= United Tanganyika Party =

1956–1962 political party in Tanganyika

United Tanganyika Party (UTP) was a political party in Tanganyika. It was established by the British governor Edward Twining in 1956 as a counter to the Tanganyika African National Union (TANU), an African nationalist party led by Julius Nyerere. The UTP was a multi-racial party that included all of the white members of the Legislative Council as well as a majority of the Asian members and around half of the black African members. Twining did not intend that the UTP would defeat TANU in elections, which he considered impossible, but that it should be used as a tool to pressure Nyerere into an agreement over independence. The UTP argued against independence at the United Nations.

Despite the UTP, TANU won a majority of European and Asian seats and all of the African seats in elections held in September 1958 and February 1959. They repeated this success in the 1960 elections winning 70 out of 71 seats. The UTP was considered "virtually defunct" by 1961 and was dissolved some time after 1962.

==Background ==
The United Tanganyika Party (UTP) was established by the British governor of Tanganyika, Edward Twining, in 1956 as a counterweight to the African nationalist party, the Tanganyika African National Union (TANU). Twining convinced all of the European members of the Legislative Council, most of the Asian members and around half of the (black) African members to join the party. Twining intended not that the party should defeat TANU, which he considered impossible, but that it should force its leader, Julius Nyerere to come to an agreement over independence. The UTP's executive director was a former Conservative Party official.

The party received financial support from British companies with operations in Tanganyika and the British authorities made no secret of their political support for the party, praising its multi-racial approach over TANU's focus on Africans.

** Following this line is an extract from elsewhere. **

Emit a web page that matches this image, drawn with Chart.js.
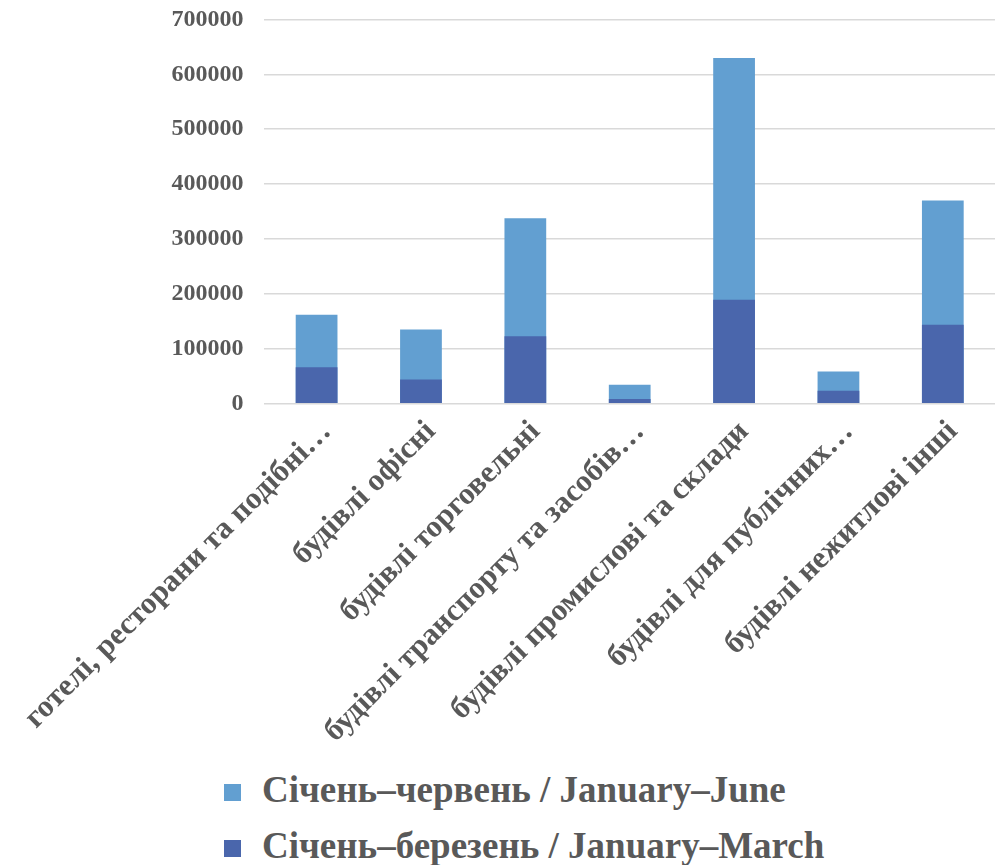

Key members of Tanganyika's Asian community also supported the UTP, as they considered the territory was not viable for independence for a further 25 years.

The UTP was initially supported by the Americans who thought it might be popular with the African elite, who felt threatened by TANU's populist approach. The UTP was successful in attracting several tribal chiefs as members. By April 1956 the American approach changed after TANU successfully portrayed the UTP as a party of the British government.

== Political actions ==
In 1956, Nyerere travelled to the United Nations (UN) to argue for an end to the UN trusteeship over Tanganyika, which was administered by Britain. The UTP sent a party to the UN to argue against independence.

While the British Colonial Office thought of Nyerere as a moderate that they could work with, the Tanganyikan authorities and the UTP considered him unsuitable. Nyerere was charged with criminal libel and forbidden to speak in public. When this failed to silence Nyerere Twining changed his stance and tried to work with him.

== Electoral performance ==
In 1957, laws were passed permitting the first elections in Tanganyika. These were held in September 1958 and February 1959, with separate constituencies for European, Asian and African voters. TANU under Nyerere won all the African seats and a majority of the other seats. TANU repeated this success at the 1960 elections, held with a larger franchise, winning 70 out of 71 seats. In May 1961, Nyerere became prime minister and a date was set for independence, 9 December 1961.

The UTP was considered "virtually defunct" by 1961 and was dissolved after 1962.